From the onset there are few moments that aren't filled with Reynolds or others making quips or one-liners that hit more than they miss. The humor was everything that I wanted and more and it was at its best when he was making fun of the previous movies. For instance, Colossus tries to take him back to the Xavier mansion to talk to Professor X, in which Deadpool remarks "McAvoy or Stewart? These timelines are so confusing." It's in these moments that the writing really shines. It may be small in scope, which is mostly due to the budget, but it works perfectly because this is a character that wants to be acknowledged and noticed.
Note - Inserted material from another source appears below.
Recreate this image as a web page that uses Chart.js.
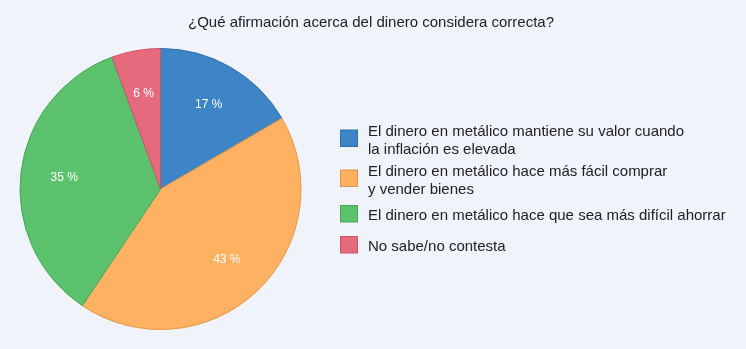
<!DOCTYPE html>
<html>
<head>
<meta charset="utf-8">
<script src="https://cdn.jsdelivr.net/npm/chart.js@4"></script>
<style>
  html, body { margin: 0; padding: 0; background: #f0f3fa; }
  #wrap { position: relative; width: 746px; height: 349px; }
</style>
</head>
<body>
<div id="wrap"><canvas id="myChart" width="746" height="349"></canvas></div>
<script>
const title = '¿Qué afirmación acerca del dinero considera correcta?'
const categories = [
    ['El dinero en metálico mantiene su valor cuando', 'la inflación es elevada'],
    ['El dinero en metálico hace más fácil comprar', 'y vender bienes'],
    ['El dinero en metálico hace que sea más difícil ahorrar'],
    ['No sabe/no contesta']
]
const shares = [16.6, 42.8, 35.0, 5.6]

const fills = ['#3d85c6', '#ffb162', '#5cc26d', '#e66a7e']
const edges = ['#2f6fab', '#e0964a', '#46a557', '#c9546a']
const FONT = 'Arial, "Liberation Sans", sans-serif'

// title, slice labels and the legend on the right
const extras = {
    id: 'extras',
    afterDraw(chart) {
        const ctx = chart.ctx
        ctx.save()
        ctx.fillStyle = '#222'
        ctx.font = '15px ' + FONT
        ctx.textAlign = 'center'
        ctx.textBaseline = 'alphabetic'
        ctx.fillText(title, 371, 27)

        // percent labels inside slices
        const meta = chart.getDatasetMeta(0)
        const values = chart.data.datasets[0].data
        ctx.fillStyle = '#fff'
        ctx.font = '12px ' + FONT
        ctx.textBaseline = 'middle'
        meta.data.forEach((arc, i) => {
            const mid = (arc.startAngle + arc.endAngle) / 2
            const r = arc.outerRadius * 0.69
            ctx.fillText(Math.round(values[i]) + ' %', arc.x + Math.cos(mid) * r, arc.y + Math.sin(mid) * r)
        })

        // legend
        const lineH = 17.7
        const heights = chart.data.labels.map(l => Math.max(31, l.length * lineH + 4.6))
        const total = heights.reduce((a, b) => a + b, 0)
        let top = meta.data[0].y - total / 2
        ctx.font = '15px ' + FONT
        ctx.textAlign = 'left'
        ctx.textBaseline = 'alphabetic'
        chart.data.labels.forEach((lines, i) => {
            const cy = top + heights[i] / 2
            ctx.fillStyle = fills[i]
            ctx.fillRect(340.5, cy - 8, 17, 16.5)
            ctx.strokeStyle = edges[i]
            ctx.lineWidth = 1
            ctx.strokeRect(340.5, cy - 8, 17, 16.5)
            ctx.fillStyle = '#222'
            lines.forEach((txt, j) => {
                const y = cy + 6.8 - (lines.length - 1) * lineH / 2 + j * lineH
                ctx.fillText(txt, 368, y)
            })
            top += heights[i]
        })
        ctx.restore()
    }
}

new Chart(document.getElementById('myChart'), {
    type: 'pie',
    data: {
        labels: categories,
        datasets: [{
            data: shares,
            backgroundColor: fills,
            borderColor: edges,
            borderWidth: 1
        }]
    },
    options: {
        responsive: false,
        animation: false,
        layout: { padding: { top: 48, bottom: 19, left: 19, right: 444 } },
        plugins: {
            legend: { display: false },
            tooltip: { enabled: false }
        }
    },
    plugins: [extras]
})
</script>
</body>
</html>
Deadpool even goes so far to make remarks about the budgetary restrictions that are in place "which is why we only have two other X-Men in the movie."

The movie spends almost all of the time setting up the hero's, or in this case anti-hero's, origin story which means that we don't get too much background information on the villains. They are given little to do, other than to be hunted and chased, which is often one of the biggest problems of the comic book movies as a genre. In this case, the movie gets a pass because of how great everything else fits and works.

The movie offers a lot of fan service, mostly to correct some missteps of previous entries. The character Colossus is finally represented correctly on-screen as the 8-foot tall Russian-accented X-Men. It only took them 13 years to get his character right. Also, since they're setting up a "shared cinematic universe" with the X-Men movies and it would be great to see Deadpool pop up in the upcoming X-Men: Apocalypse film. It feels like 20th Century Fox is finally righting the previously rocking ship when it comes to their superhero entries. As I mentioned before, this is the underdog movie in this franchise, and it needs to do well to ensure that we are given riskier stories and characters in cinema, which is why I am highly recommending it to any fan or newcomer to comic movies.